In the late twelfth century and particularly through the thirteenth the crusaders went on to construct ever more complex and advanced fortifications. Any yet, having reached an apogee in castle design at Belvoir, they promptly abandoned it. With a single exception in a minor fortress in western Cyprus, nowhere else in the Latin East did the Franks return to the design they employed at Belvoir. The reason for this appears to be that at the very point in time when the Franks had achieved this perfection of design, it lost its relevance.
The quadriburgium was highly effective in its ability to limit the approach of an enemy by foot or on horseback, but the introduction of a new ballistic weapon which appeared in the Latin East at about the time Belvoir was under construction, radically changed the playing field. Through the use of a massive counterweight hoisted into the air and when required, suddenly released, the trebuchet, was far more powerful than any weapon previously employed. Such a machine, placed even some distance from the walls would leave Belvoir and castles like it exposed in their entirety to major damage.
The counterweight trebuchet necessitated a fundamental change in castle design. Higher and thicker walls would help, but would not be enough. The only effective means of defending a castle from these new machines was to build them in locations where they would be beyond the range of the machines and when this was not or was only partly possible, to make the defences significantly higher and more massive.

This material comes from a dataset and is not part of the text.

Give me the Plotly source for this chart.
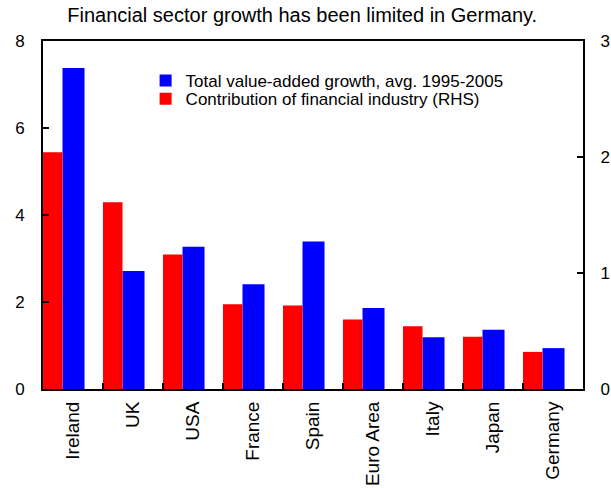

The result was the construction of the great spur and hilltop castles of the thirteenth century, castles defended by steep slopes, distant enough from level positions to keep them outside the effective range of a trebuchet, and where they could still be approached, to employ construction of walls sometimes over thirty metres in height and up to ten metres thick.
The creation of Belvoir shows the Franks at the peak of their abilities of fortification design. Their immediate abandonment of this design shows them at the peak of their perspicacity.